My next feat was to find the ever-tantalising dish of schnitzel. I believe when a minimum of five people advise you to do something in a city, your will is handed over to the tourism lords and you obediently follow the conseil.



I soon snuggled into a red velvet booth in a schnitzel cafe, with a window view of one of the grand theaters of Vienna (as I began to question what wasn't in fact eminently grand about this city).
The schnitzel was, I'm quite sure, one of the best meals of my life. Complete with a sweet beer which you could easily convince me was squeezed from fresh lemons and scrumptious salty pretzel bread. Yum.

And back off again to marvel at the town.

"Every day we should hear at least one little song,
read one good poem,
see one exquisite picture,
and, if possible,
speak a few sensible words."
-Goethe


The Museums Quartier 




















As this was my first visit to a German speaking city, every street sign or menu I saw seemed to me to be some kind of terrifying ancient curse. I think if my mother had been German, I would have been very disciplined. The ultimate was a warning sign, whatever it said, I wasn't going near that area.

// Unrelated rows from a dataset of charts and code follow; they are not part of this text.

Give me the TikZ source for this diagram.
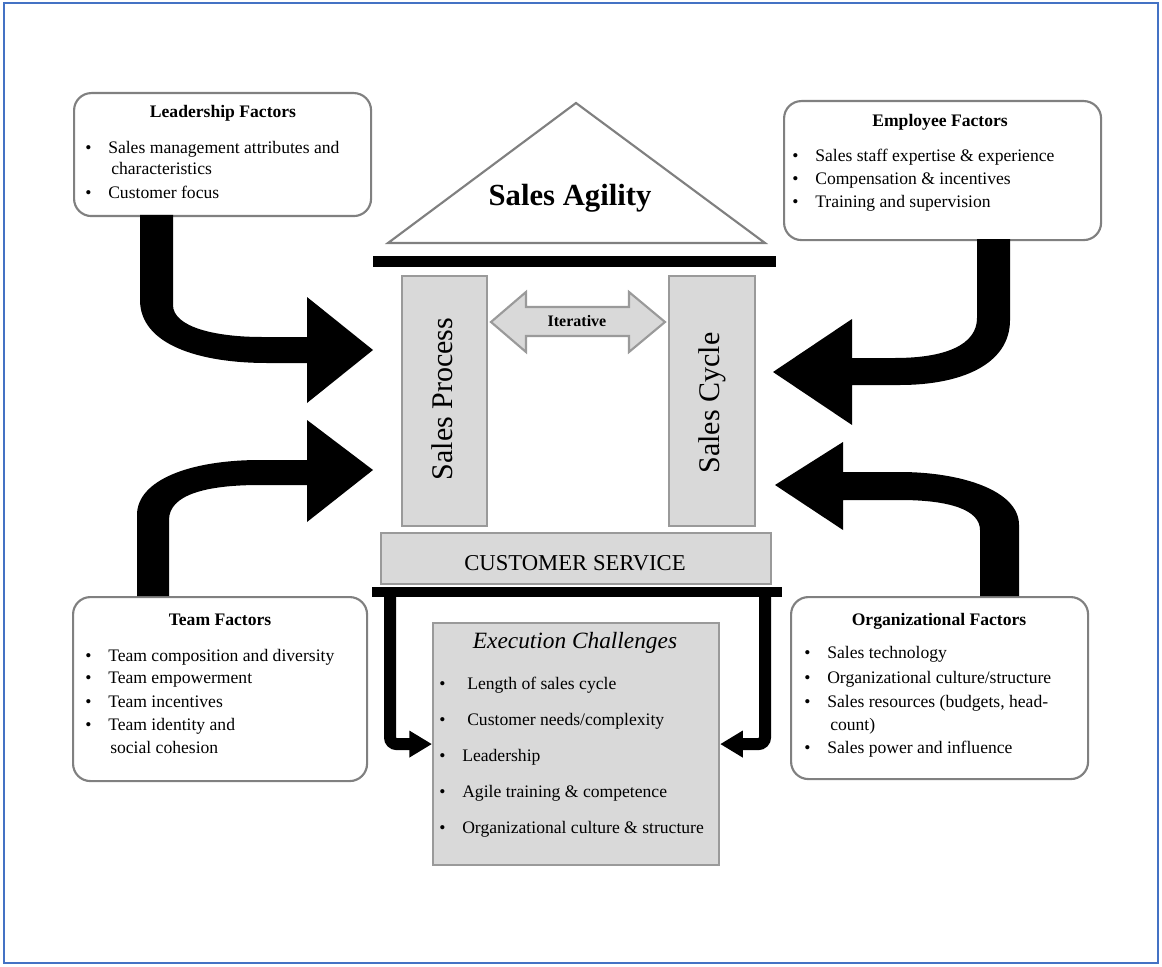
\documentclass[tikz,border=0pt]{standalone}
\usepackage{fontspec}
\setmainfont{Liberation Serif}
\usetikzlibrary{arrows.meta}
\definecolor{bordblue}{HTML}{4472C4}
\definecolor{boxgray}{HTML}{808080}
\definecolor{fillgray}{HTML}{D9D9D9}
\definecolor{colgray}{HTML}{9A9A9A}
\newcommand{\bitem}[1]{\makebox[17.25pt][l]{\textbullet}#1}
\begin{document}
\begin{tikzpicture}[x=0.75pt,y=-0.75pt,
  factor/.style={draw=boxgray, line width=1.6pt, rounded corners=13pt, fill=white, inner sep=0pt, anchor=north west},
  graybox/.style={draw=colgray, line width=1.6pt, fill=fillgray, inner sep=0pt, anchor=north west},
  bar/.style={fill=black, inner sep=0pt, anchor=north west},
  txt/.style={inner sep=0pt, anchor=base west, font=\fontsize{13.2}{15}\selectfont},
  ttl/.style={inner sep=0pt, anchor=base, font=\fontsize{13.2}{15}\selectfont\bfseries},
  bigarrow/.style={fill=black},
  leg/.style={draw=black, line width=9pt, rounded corners=5pt, -{Triangle[length=17pt,width=19pt]}}
]
\useasboundingbox (0,0) rectangle (1162,966);
\draw[bordblue, line width=1.6pt] (4,3) rectangle (1158,963);

% factor boxes
\node[factor, minimum width=222.75pt, minimum height=92.25pt] (lead) at (73,92) {};
\node[factor, minimum width=237.75pt, minimum height=104.25pt] (emp) at (783,100) {};
\node[factor, minimum width=220.5pt, minimum height=138pt] (team) at (72,596) {};
\node[factor, minimum width=222.75pt, minimum height=136.5pt] (org) at (790,596) {};

% leadership text
\node[ttl] (leadT) at (223,118) {Leadership Factors};
\node[txt] (lead1) at (85,154) {\bitem{Sales management attributes and}};
\node[txt] (lead1b) at (111,175) {characteristics};
\node[txt] (lead2) at (85,199) {\bitem{Customer focus}};

% employee text
\node[ttl] (empT) at (940,127) {Employee Factors};
\node[txt] (emp1) at (792,162) {\bitem{Sales staff expertise \& experience}};
\node[txt] (emp2) at (792,185) {\bitem{Compensation \& incentives}};
\node[txt] (emp3) at (792,208) {\bitem{Training and supervision}};

% team text
\node[ttl] (teamT) at (220,625) {Team Factors};
\node[txt] (team1) at (85,661) {\bitem{Team composition and diversity}};
\node[txt] (team2) at (85,683) {\bitem{Team empowerment}};
\node[txt] (team3) at (85,707) {\bitem{Team incentives}};
\node[txt] (team4) at (85,730) {\bitem{Team identity and}};
\node[txt] (team4b) at (110,753) {social cohesion};

% organizational text
\node[ttl] (orgT) at (939,625) {Organizational Factors};
\node[txt] (org1) at (804,658) {\bitem{Sales technology}};
\node[txt] (org2) at (804,683) {\bitem{Organizational culture/structure}};
\node[txt] (org3) at (804,707) {\bitem{Sales resources (budgets, head-}};
\node[txt] (org3b) at (830,730) {count)};
\node[txt] (org4) at (804,753) {\bitem{Sales power and influence}};

% roof
\draw[boxgray, line width=1.6pt, fill=white] (388,243) -- (576,103) -- (765,243) -- cycle;
\node[inner sep=0pt, anchor=base, font=\fontsize{23}{26}\selectfont\bfseries] (agility) at (570,205) {Sales Agility};
\node[bar, minimum width=302.25pt, minimum height=8.25pt] (topbar) at (373,256) {};

% columns
\node[graybox, minimum width=63.75pt, minimum height=187.5pt] (spcol) at (401,275) {};
\node[graybox, minimum width=64.5pt, minimum height=187.5pt] (sccol) at (668,275) {};
\node[rotate=90, inner sep=0pt, font=\fontsize{22.5}{26}\selectfont] (sp) at (442,399) {Sales Process};
\node[rotate=90, inner sep=0pt, font=\fontsize{22.5}{26}\selectfont] (sc) at (712,403) {Sales Cycle};

% iterative double arrow
\draw[draw=colgray, line width=1.6pt, fill=fillgray] (491,322) -- (526,292) -- (526,307) -- (629,307) -- (629,292) -- (665,322) -- (629,352) -- (629,336) -- (526,336) -- (526,352) -- cycle;
\node[inner sep=0pt, anchor=base, font=\fontsize{12}{14}\selectfont\bfseries] (iter) at (577,326) {Iterative};

% customer service
\node[graybox, minimum width=292.5pt, minimum height=38.25pt] (cs) at (380,532) {};
\node[inner sep=0pt, anchor=base, font=\fontsize{17}{20}\selectfont] (csT) at (575,570) {CUSTOMER SERVICE};
\node[bar, minimum width=307.5pt, minimum height=7.5pt] (botbar) at (372,587) {};

% execution challenges
\node[graybox, minimum width=214.5pt, minimum height=181.5pt] (ec) at (432,622) {};
\node[inner sep=0pt, anchor=base, font=\fontsize{17.5}{20}\selectfont\itshape] (ecT) at (575,648) {Execution Challenges};
\node[txt] (ec1) at (439,689) {\bitem{\hspace{3.75pt}Length of sales cycle}};
\node[txt] (ec2) at (439,725) {\bitem{\hspace{3.75pt}Customer needs/complexity}};
\node[txt] (ec3) at (439,761) {\bitem{Leadership}};
\node[txt] (ec4) at (439,797) {\bitem{Agile training \& competence}};
\node[txt] (ec5) at (439,833) {\bitem{Organizational culture \& structure}};

% legs from bottom bar to execution challenges
\draw[leg] (390,593) |- (ec.west);
\draw[leg] (765,593) |- (ec.east);

% big curved arrows
\fill[bigarrow] (140,215) -- (140,300) .. controls (140,345) and (200,363) .. (267,363) -- (307,363) -- (307,403) -- (373,350) -- (307,297) -- (307,337) -- (262,337) .. controls (215,337) and (173,327) .. (173,305) -- (173,215) -- cycle;
\fill[bigarrow] (1010,239) -- (1010,320) .. controls (1010,365) and (960,385) .. (900,385) -- (852,385) -- (852,425) -- (773,372) -- (852,319) -- (852,358) -- (895,358) .. controls (945,358) and (977,345) .. (977,318) -- (977,239) -- cycle;
\fill[bigarrow] (137,596) -- (137,515) .. controls (137,480) and (190,460) .. (260,460) -- (307,460) -- (307,420) -- (373,470) -- (307,522) -- (307,485) -- (260,485) .. controls (205,485) and (169,495) .. (169,520) -- (169,596) -- cycle;
\fill[bigarrow] (1019,596) -- (1019,525) .. controls (1019,490) and (960,472) .. (900,472) -- (843,472) -- (843,442) -- (775,485) -- (843,530) -- (843,500) -- (900,500) .. controls (950,500) and (980,510) .. (980,530) -- (980,596) -- cycle;
\end{tikzpicture}
\end{document}
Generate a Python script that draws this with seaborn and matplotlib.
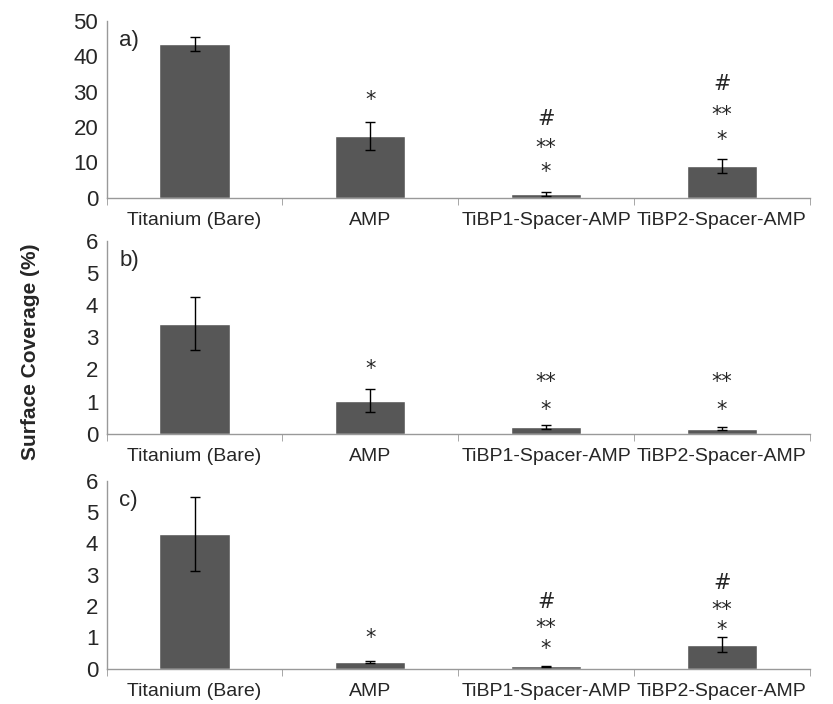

Although I did grin at the occasional street sign which seemed to be named after a character from Lord of the Rings.









Next time I plan to go to the opera, of course. After a big plate of schnitzel.

 To the left and below, the renowned opera house in the background. Sorry for focusing instead on Mozart and pretty colors...

Then there were cute little loveable fuzzy pink pigs absolutely everywhere. This took me probably a whole ten seconds to work through. Pigs...why...pigs? Ah. In a mildly Kurt Vonnegut, Jr. fashion, so it goes.